Visibility AI uses inbox signal technology to decide whether RCS or SMS is more likely to secure primary placement and engagement for each subscriber. Rather than a blanket RCS rollout, the system makes send-time choices that prioritize message delivery and continuity. Attentive says this is built on data from more than 8,000 brands and over 10 billion messages sent annually, which gives its models enough events—opens, clicks, conversions—to refine RCS deliverability optimization at scale. In practice, the AI weighs where prior messages appeared, how subscribers interacted with different threads, and the risk of unknown sender filtering. If an RCS route looks risky, the system falls back to the reliable SMS path.
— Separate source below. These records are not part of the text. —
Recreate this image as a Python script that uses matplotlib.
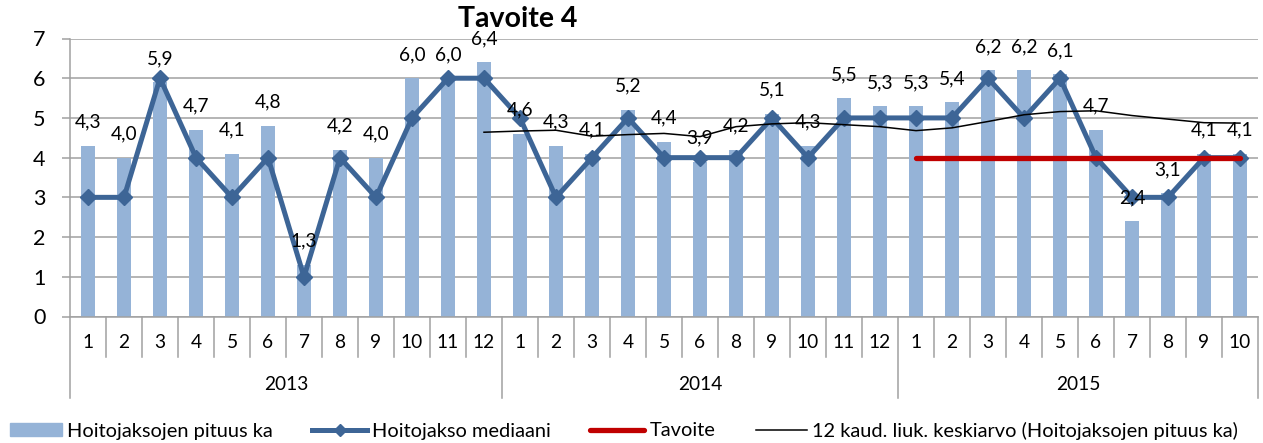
import matplotlib
matplotlib.use("agg")
import matplotlib.pyplot as plt
import matplotlib.transforms as mtransforms
from matplotlib.lines import Line2D
from matplotlib.patches import Patch

plt.rcParams["font.family"] = ["Lato", "DejaVu Sans"]

years = ["2013", "2014", "2015"]
months = [
    [1, 2, 3, 4, 5, 6, 7, 8, 9, 10, 11, 12],
    [1, 2, 3, 4, 5, 6, 8, 9, 10, 11, 12],
    [1, 2, 3, 4, 5, 6, 7, 8, 9, 10],
]
pituus_ka = [4.3, 4.0, 5.9, 4.7, 4.1, 4.8, 1.3, 4.2, 4.0, 6.0, 6.0, 6.4,
             4.6, 4.3, 4.1, 5.2, 4.4, 3.9, 4.2, 5.1, 4.3, 5.5, 5.3,
             5.3, 5.4, 6.2, 6.2, 6.1, 4.7, 2.4, 3.1, 4.1, 4.1]
mediaani = [3, 3, 6, 4, 3, 4, 1, 4, 3, 5, 6, 6,
            5, 3, 4, 5, 4, 4, 4, 5, 4, 5, 5,
            5, 5, 6, 5, 6, 4, 3, 3, 4, 4]
# 12 kaud. liukuva keskiarvo, alkaa 2013/12
liuk_start = 11
liuk_ka = [4.64, 4.67, 4.69, 4.54, 4.58, 4.61, 4.53, 4.78, 4.85, 4.88, 4.83,
           4.78, 4.68, 4.75, 4.91, 5.08, 5.16, 5.18, 5.06, 4.97, 4.88, 4.87]
tavoite_start = 23
tavoite = [4, 4, 4, 4, 4, 4, 4, 4, 4, 4]

bar_color = "#95B3D7"
line_color = "#3D6596"
red = "#C00000"
grid_color = "#A0A0A0"

W, H = 1263, 443
fig = plt.figure(figsize=(W / 100, H / 100), dpi=100)
ax = fig.add_axes([70 / W, 1 - 316.5 / H, 1188 / W, 278 / H])

n = len(pituus_ka)
x = list(range(n))
ax.bar(x, pituus_ka, width=0.39, color=bar_color, zorder=2)
ax.plot(x, mediaani, color=line_color, lw=3.6, marker="D", ms=8.5,
        zorder=3)
ax.plot(range(tavoite_start, tavoite_start + len(tavoite)), tavoite,
        color=red, lw=3.8, solid_capstyle="round", zorder=4)
ax.plot(range(liuk_start, liuk_start + len(liuk_ka)), liuk_ka,
        color="black", lw=1.1, zorder=5)

for i, v in enumerate(pituus_ka):
    ax.annotate(f"{v:.1f}".replace(".", ","), (i, v), xytext=(0, 17),
                textcoords="offset points", ha="center", va="center",
                fontsize=13.8, zorder=6)

ax.set_xlim(-0.5, n - 0.5)
ax.set_ylim(0, 7)
ax.set_yticks(range(8))
ax.yaxis.grid(True, color=grid_color, lw=1.1, zorder=0)
ax.set_axisbelow(True)
ax.tick_params(axis="y", direction="out", length=5.8, width=1.1,
               color=grid_color, pad=12, labelsize=15.5)
ax.set_xticks([])
for s in ["top", "right", "left"]:
    ax.spines[s].set_visible(False)
ax.spines["bottom"].set_color(grid_color)
ax.spines["bottom"].set_linewidth(1.1)

# moniportainen kategoria-akseli
trans = mtransforms.blended_transform_factory(ax.transData, ax.transAxes)
pos = 0
year_bounds = [-0.5]
for yr, ms in zip(years, months):
    for j, m in enumerate(ms):
        ax.text(pos + j, -0.095, str(m), transform=trans, ha="center",
                va="center", fontsize=13.8)
        if j > 0:
            ax.plot([pos + j - 0.5] * 2, [0, -0.146], transform=trans,
                    color=grid_color, lw=1.1, clip_on=False)
    ax.text(pos + (len(ms) - 1) / 2, -0.243, yr, transform=trans,
            ha="center", va="center", fontsize=13.8)
    pos += len(ms)
    year_bounds.append(pos - 0.5)
for b in year_bounds:
    top = 1 if b == -0.5 else 0
    ax.plot([b, b], [top, -0.293], transform=trans, color=grid_color,
            lw=1.1, clip_on=False)

fig.text(518 / W, 1 - 19 / H, "Tavoite 4", ha="center", va="center",
         fontsize=20.5, fontweight="bold")

entries = [
    (10, Patch(color=bar_color), "Hoitojaksojen pituus ka", 2.6),
    (312, Line2D([], [], color=line_color, lw=3.6, marker="D", ms=6),
     "Hoitojakso mediaani", 2.75),
    (590, Line2D([], [], color=red, lw=3.8, solid_capstyle="round"),
     "Tavoite", 2.7),
    (756, Line2D([], [], color="black", lw=1.1),
     "12 kaud. liuk. keskiarvo (Hoitojaksojen pituus ka)", 2.55),
]
for x0, h, lab, hl in entries:
    fig.legend(handles=[h], labels=[lab], loc="center left",
               bbox_to_anchor=(x0 / W, 1 - 431 / H), frameon=False,
               borderpad=0, borderaxespad=0, handlelength=hl,
               handletextpad=0.27, handleheight=0.62, numpoints=1,
               fontsize=14.4)

fig.savefig("out.png", dpi=100)
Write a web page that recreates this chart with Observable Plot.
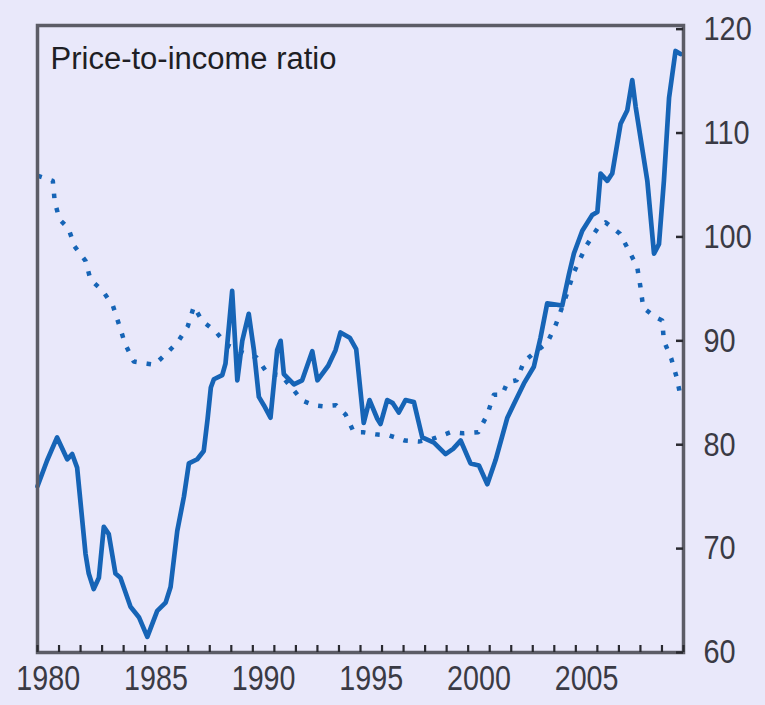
<!DOCTYPE html>
<html>
<head>
<meta charset="utf-8">
<script src="https://cdn.jsdelivr.net/npm/d3@7"></script>
<script src="https://cdn.jsdelivr.net/npm/@observablehq/plot@0.6"></script>
<style>
  html, body { margin: 0; padding: 0; background: #e9e8fa; }
  #chart { width: 765px; height: 705px; }
</style>
</head>
<body>
<div id="chart"></div>
<script>
// ---- data ----
const solidYears = [1980.0, 1980.45, 1980.91, 1981.38, 1981.61, 1981.84, 1982.23, 1982.38, 1982.61, 1982.85,
  1983.08, 1983.31, 1983.62, 1983.85, 1984.32, 1984.71, 1985.10, 1985.56, 1985.95, 1986.18,
  1986.49, 1986.80, 1987.03, 1987.42, 1987.72, 1987.90, 1988.05, 1988.19, 1988.58, 1988.73,
  1989.04, 1989.28, 1989.51, 1989.81, 1990.05, 1990.28, 1990.51, 1990.82, 1991.13, 1991.29,
  1991.44, 1991.91, 1992.29, 1992.76, 1993.00, 1993.50, 1993.84, 1994.07, 1994.50, 1994.80,
  1995.15, 1995.42, 1995.78, 1995.93, 1996.24, 1996.50, 1996.78, 1997.09, 1997.48, 1997.87,
  1998.41, 1998.95, 1999.30, 1999.65, 2000.11, 2000.50, 2000.89, 2001.27, 2001.82, 2002.12,
  2002.59, 2003.05, 2003.36, 2003.67, 2004.37, 2004.68, 2004.91, 2005.30, 2005.76, 2006.00,
  2006.15, 2006.46, 2006.69, 2007.08, 2007.39, 2007.62, 2007.78, 2008.32, 2008.63, 2008.86,
  2009.09, 2009.33, 2009.63, 2009.86];
const solidValues = [76.0, 78.5, 80.7, 78.6, 79.1, 77.8, 69.5, 67.6, 66.1, 67.2,
  72.1, 71.4, 67.6, 67.2, 64.4, 63.4, 61.5, 64.0, 64.8, 66.3,
  71.7, 75.0, 78.2, 78.6, 79.4, 82.5, 85.5, 86.3, 86.7, 87.8,
  94.8, 86.2, 90.0, 92.6, 89.1, 84.6, 83.8, 82.6, 89.1, 90.0,
  86.8, 85.8, 86.2, 89.0, 86.2, 87.6, 89.1, 90.8, 90.3, 89.2,
  82.1, 84.3, 82.5, 82.0, 84.3, 84.0, 83.1, 84.3, 84.1, 80.7,
  80.2, 79.1, 79.6, 80.4, 78.2, 78.0, 76.2, 78.5, 82.6, 83.9,
  85.9, 87.5, 90.3, 93.6, 93.4, 96.4, 98.4, 100.6, 102.1, 102.4,
  106.1, 105.4, 106.1, 110.9, 112.2, 115.1, 112.5, 105.4, 98.4, 99.3,
  105.4, 113.4, 117.9, 117.6];

const dottedYears = [1980.0, 1980.22, 1980.71, 1980.80, 1981.02, 1981.44, 1981.72, 1982.23, 1982.46, 1983.03,
  1983.50, 1983.78, 1984.07, 1984.47, 1985.10, 1985.43, 1985.95, 1986.52, 1986.98, 1987.26,
  1987.65, 1988.27, 1988.80, 1989.50, 1990.17, 1990.70, 1991.30, 1991.80, 1992.29, 1992.83,
  1993.25, 1993.87, 1994.31, 1994.69, 1995.13, 1995.70, 1996.32, 1997.06, 1997.70, 1998.40,
  1999.18, 1999.77, 2000.47, 2000.89, 2001.19, 2001.58, 2001.82, 2002.25, 2002.59, 2003.10,
  2003.67, 2004.06, 2004.50, 2004.91, 2005.50, 2006.00, 2006.38, 2007.05, 2007.46, 2007.85,
  2008.00, 2008.13, 2008.67, 2009.01, 2009.09, 2009.43, 2009.68, 2009.85];
const dottedValues = [105.9, 105.75, 105.4, 103.4, 101.7, 100.8, 99.1, 97.7, 95.9, 94.8,
  93.4, 91.6, 89.7, 88.0, 87.8, 87.7, 88.7, 89.9, 91.4, 93.3,
  91.9, 90.9, 89.6, 88.9, 88.4, 86.8, 86.7, 85.5, 84.25, 83.8,
  83.7, 83.8, 82.9, 81.2, 81.2, 81.0, 80.9, 80.4, 80.3, 80.6,
  81.2, 81.1, 81.2, 82.9, 84.8, 84.8, 86.0, 86.2, 88.0, 88.9,
  89.8, 91.5, 94.0, 96.6, 99.2, 100.8, 101.4, 100.3, 98.7, 97.1,
  95.2, 93.2, 92.3, 91.95, 90.0, 88.3, 86.5, 84.8];

const titleText = ["Price-to-income ratio"];
const xLabelYears = [1980, 1985, 1990, 1995, 2000, 2005];
const xTickYears = d3.range(1980, 2011);
const yTickValues = [60, 70, 80, 90, 100, 110, 120];

const solid = solidYears.map((x, i) => ({x, y: solidValues[i]}));
const dotted = dottedYears.map((x, i) => ({x, y: dottedValues[i]}));

const blue = "#1664b6";
const ink = "#3a3a44";

const W = 765, H = 705, mL = 37, mR = 82, mT = 25, mB = 53;
const tickLen = 7;

const chart = Plot.plot({
  width: W,
  height: H,
  marginLeft: mL,
  marginRight: mR,
  marginTop: mT,
  marginBottom: mB,
  style: {background: "#e9e8fa", fontFamily: "'Liberation Sans', Arial, sans-serif", overflow: "visible"},
  x: {domain: [1980, 2010], axis: null},
  y: {domain: [60, 120.35], axis: null},
  marks: [
    Plot.line(dotted, {x: "x", y: "y", stroke: blue, strokeWidth: 4.5, strokeDasharray: "4.5,10", strokeLinecap: "butt"}),
    Plot.line(solid, {x: "x", y: "y", stroke: blue, strokeWidth: 4.7, strokeLinejoin: "round"}),
    Plot.frame({stroke: "#5c5c66", strokeWidth: 3.5}),
    Plot.tickX(xTickYears, {x: d => d, insetTop: (H - mT - mB) - tickLen, stroke: "#2a2a30", strokeWidth: 2.2}),
    Plot.tickY(yTickValues, {y: d => d, insetLeft: (W - mL - mR) - tickLen, stroke: "#2a2a30", strokeWidth: 2.5}),
    Plot.text(titleText, {frameAnchor: "top-left", text: d => d, dx: 13, dy: 21, textAnchor: "start", fontSize: 31, fill: "#1e1e24"}),
    Plot.text(xLabelYears, {x: d => d + 0.5, frameAnchor: "bottom", text: d => String(d), dy: 37, fontSize: 35, fill: ink, className: "xlab"}),
    Plot.text(yTickValues, {y: d => d, frameAnchor: "right", text: d => String(d), dx: 20, textAnchor: "start", fontSize: 34, fill: ink, className: "ylab"})
  ]
});

chart.querySelectorAll("g.xlab text").forEach(t => {
  t.setAttribute("transform", (t.getAttribute("transform") || "") + " scale(0.82,1)");
});
chart.querySelectorAll("g.ylab text").forEach(t => {
  t.setAttribute("transform", (t.getAttribute("transform") || "") + " scale(0.85,1)");
});

document.getElementById("chart").appendChild(chart);
</script>
</body>
</html>
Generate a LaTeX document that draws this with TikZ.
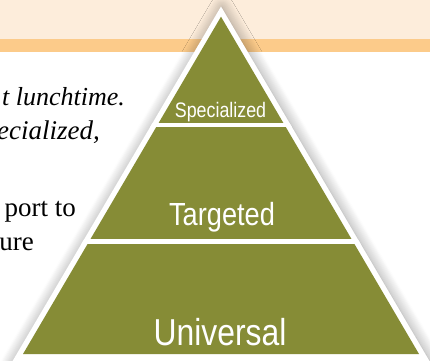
\documentclass[tikz,border=0pt]{standalone}
\usepackage{fontspec}
\setmainfont{Liberation Serif}
\newfontfamily\tierfont[FakeStretch=0.85]{Liberation Sans}
\usetikzlibrary{shadows.blur}

\definecolor{tiergreen}{RGB}{134,140,54}
\definecolor{bandbeige}{RGB}{253,237,219}
\definecolor{bandorange}{RGB}{252,203,138}

\begin{document}
\begin{tikzpicture}[x=1pt,y=-1pt,
	tier/.style={text=white,inner sep=0pt,anchor=base},
	prose/.style={inner sep=0pt,anchor=base east,font=\fontsize{27}{32}\selectfont}]
	\useasboundingbox (0,0) rectangle (430,360);
	\clip (0,0) rectangle (430,360);
	\fill[bandbeige] (0,0) rectangle (430,39);
	\fill[bandorange] (0,39) rectangle (430,52);
	\node[prose,font=\fontsize{26}{32}\selectfont] (lineA) at (125,105) {\itshape t lunchtime.};
	\node[prose] (lineB) at (100,139) {\itshape pecialized,};
	\node[prose] (lineC) at (76,216) {port to};
	\node[prose] (lineD) at (34,250) {ure};
	% pyramid
	\coordinate (outtop) at (221,6.5);
	\coordinate (outL) at (12,362);
	\coordinate (outR) at (430,362);
	\fill[white,blur shadow={shadow xshift=1pt,shadow yshift=-1pt,shadow blur radius=12pt,shadow blur steps=12,shadow opacity=40}] (outtop) -- (outL) -- (outR) -- cycle;
	\begin{scope}
		\clip (outtop) -- (outL) -- (outR) -- cycle;
		\fill[tiergreen] (221,16.7) -- (23,354) -- (419,354) -- cycle;
		\draw[white,line width=4.5pt] (0,125) -- (430,125);
		\draw[white,line width=4.5pt] (0,241.5) -- (430,241.5);
	\end{scope}
	\node[tier,font=\tierfont\fontsize{21}{24}\selectfont] (spec) at (220.5,117) {Specialized};
	\node[tier,font=\tierfont\fontsize{32}{36}\selectfont] (targ) at (222,225) {Targeted};
	\node[tier,font=\tierfont\fontsize{37.5}{42}\selectfont] (univ) at (220,345) {Universal};
\end{tikzpicture}
\end{document}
This performance-aware logic turns routing into a safeguard for revenue and deliverability, not an experiment that risks established baselines when brands scale rich messaging campaigns.

Revenue Impact: Why Routing Choices Now Carry Higher Stakes

Visibility AI aims to protect and grow revenue as brands increase RCS sends, because richer experiences appear to lift key metrics when delivered well. According to Attentive, branded RCS threads showed a 45% lift in click-through rate, a 37% lift in conversion rate, and a 36% lift in revenue per send versus SMS. Carousel-style RCS experiences performed even better, with a 106% lift in click-through rate, a 50% lift in conversion rate, and a 47% lift in revenue per send. These gains make poor routing more expensive: if a high-performing format is sent into an inbox view where it is unlikely to be seen, the opportunity cost is larger. Visibility AI positions AI message routing as an economic hedge, steering high-upside creatives toward contexts where they are most likely to drive incremental revenue without losing the stability of SMS baselines.

What Marketers Should Do as They Scale RCS

For teams moving beyond RCS pilots, Attentive’s rollout highlights a new operational checklist. First, define success around revenue per send, incremental conversion lift, and list health, not only click-through. Second, design tests that reflect hybrid delivery: plan A/B structures where some subscribers receive RCS and others SMS within the same conversation, so you can see the effect of channel and format without breaking threads. Third, audit deliverability risks before investing heavily in creative—if unknown sender filtering is common, prioritize routing and inbox placement solutions. Finally, align message formats with intent: carousels and rich media should support browsing and selection moments, while simpler SMS can carry straightforward alerts. In this landscape, tools like Visibility AI shift the SMS vs RCS strategy away from channel hype and toward practical decisions about where each message is most likely to land, be seen, and convert.